## WHAT IS REQUIRED
Please, without the pictures, retype exactly the lines from the start of the material through the line that holds "changes = [c2014, c2015, c2016, c2017, c2018]".

_____

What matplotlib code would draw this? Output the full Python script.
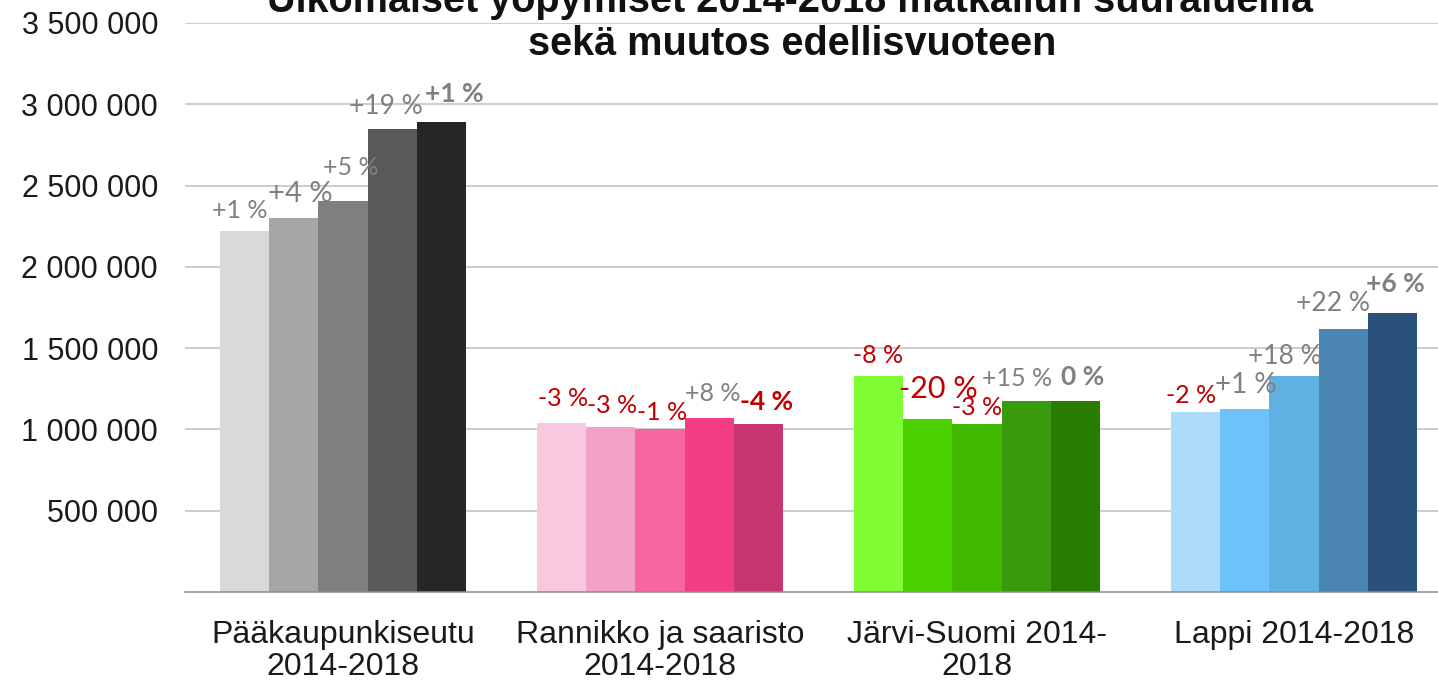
import matplotlib
matplotlib.use("Agg")
import matplotlib.pyplot as plt
import numpy as np

# ---- data ----
categories = ["Pääkaupunkiseutu\n2014-2018", "Rannikko ja saaristo\n2014-2018",
              "Järvi-Suomi 2014-\n2018", "Lappi 2014-2018"]
years = [2014, 2015, 2016, 2017, 2018]
v2014 = [2221000, 1041000, 1327000, 1110000]
v2015 = [2302000, 1014000, 1066000, 1123000]
v2016 = [2405000, 1000000, 1031000, 1327000]
v2017 = [2851000, 1072000, 1174000, 1618000]
v2018 = [2894000, 1031000, 1174000, 1716000]
c2014 = [1, -3, -8, -2]
c2015 = [4, -3, -20, 1]
c2016 = [5, -1, -3, 18]
c2017 = [19, 8, 15, 22]
c2018 = [1, -4, 0, 6]
yticks = [500000, 1000000, 1500000, 2000000, 2500000, 3000000, 3500000]
title_line1 = "Ulkomaiset yöpymiset 2014-2018 matkailun suuralueilla"
title_line2 = "sekä muutos edellisvuoteen"

values = [v2014, v2015, v2016, v2017, v2018]
changes = [c2014, c2015, c2016, c2017, c2018]

# ---- styles ----
colors = [
    ["#d9d9d9", "#a6a6a6", "#7f7f7f", "#595959", "#262626"],
    ["#f8c8df", "#f2a2c6", "#f866a2", "#f23d86", "#c8366f"],
    ["#7ffc34", "#4cd000", "#43b800", "#389a0c", "#287c00"],
    ["#afdbfa", "#6ec2fa", "#5fb1e2", "#4a84b2", "#2b517b"],
]
# label offsets in pixels (dx, dy) relative to bar top centre, per category, per year
offsets = [
    [(-4, 20), (7, 24), (8, 34), (-7, 22), (13, 28)],
    [(2, 24), (1, 22), (2, 17), (3, 24), (8, 22)],
    [(0, 21), (11, 30), (0, 17), (-9, 23), (7, 24)],
    [(-4, 16), (1, 24), (-9, 20), (-10, 25), (3, 29)],
]
sizes = [
    [18, 21, 18, 19, 19],
    [18, 18, 18, 18, 19],
    [18, 22, 18, 18, 19],
    [18, 20, 19, 19, 19],
]
RED = "#c00000"
GRAY = "#808080"
label_font = ["Lato", "DejaVu Sans"]

fig = plt.figure(figsize=(14.38, 6.85), dpi=100)
ax = fig.add_axes([184.5 / 1438, 93 / 685, 1268 / 1438, (592 - 23) / 685])

x = np.arange(len(categories))
bw = 0.1558
for yi in range(len(years)):
    pos = x + (yi - 2) * bw
    bars = ax.bar(pos, values[yi], width=bw, color=[colors[ci][yi] for ci in range(len(categories))],
                  zorder=3, linewidth=0)
    for ci, b in enumerate(bars):
        ch = changes[yi][ci]
        if ch > 0:
            txt = f"+{ch} %"
        else:
            txt = f"{ch} %"
        col = RED if ch < 0 else GRAY
        dx, dy = offsets[ci][yi]
        ax.annotate(txt, (b.get_x() + b.get_width() / 2, b.get_height()),
                    xytext=(dx, dy), textcoords="offset pixels",
                    ha="center", va="center", color=col,
                    fontsize=sizes[ci][yi], family=label_font,
                    fontweight="bold" if yi == 4 else "normal", zorder=5)

ax.set_xlim(-0.5, 3.5)
ax.set_ylim(0, 3500000)
ax.set_yticks(yticks)
ax.set_yticklabels([f"{v:,}".replace(",", " ") for v in yticks],
                   fontsize=22, family="Liberation Sans", color="#1a1a1a")
ax.set_xticks(x)
ax.set_xticklabels(categories, fontsize=23, family="Liberation Sans", color="#1a1a1a",
                   linespacing=1.08)
ax.tick_params(axis="both", length=0)
ax.tick_params(axis="y", pad=19)
ax.tick_params(axis="x", pad=20)
ax.yaxis.grid(True, color="#c0c0c0", linewidth=1.1, zorder=0)
for s in ["left", "right", "top"]:
    ax.spines[s].set_visible(False)
ax.spines["bottom"].set_color("#8c8c8c")
ax.spines["bottom"].set_linewidth(1.1)
ax.spines["bottom"].set_zorder(4)
ax.set_facecolor("none")

fig.text(790 / 1438, 1 - 12 / 685, title_line1, ha="center", va="baseline",
         fontsize=28.5, fontweight="bold", family="Liberation Sans", color="#111111")
fig.text(792 / 1438, 1 - 55 / 685, title_line2, ha="center", va="baseline",
         fontsize=28.5, fontweight="bold", family="Liberation Sans", color="#111111")

fig.savefig("out.png", dpi=100)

_____

## FINAL RESULT
What matplotlib code would draw this? Output the full Python script.
import matplotlib
matplotlib.use("Agg")
import matplotlib.pyplot as plt
import numpy as np

# ---- data ----
categories = ["Pääkaupunkiseutu\n2014-2018", "Rannikko ja saaristo\n2014-2018",
              "Järvi-Suomi 2014-\n2018", "Lappi 2014-2018"]
years = [2014, 2015, 2016, 2017, 2018]
v2014 = [2221000, 1041000, 1327000, 1110000]
v2015 = [2302000, 1014000, 1066000, 1123000]
v2016 = [2405000, 1000000, 1031000, 1327000]
v2017 = [2851000, 1072000, 1174000, 1618000]
v2018 = [2894000, 1031000, 1174000, 1716000]
c2014 = [1, -3, -8, -2]
c2015 = [4, -3, -20, 1]
c2016 = [5, -1, -3, 18]
c2017 = [19, 8, 15, 22]
c2018 = [1, -4, 0, 6]
yticks = [500000, 1000000, 1500000, 2000000, 2500000, 3000000, 3500000]
title_line1 = "Ulkomaiset yöpymiset 2014-2018 matkailun suuralueilla"
title_line2 = "sekä muutos edellisvuoteen"

values = [v2014, v2015, v2016, v2017, v2018]
changes = [c2014, c2015, c2016, c2017, c2018]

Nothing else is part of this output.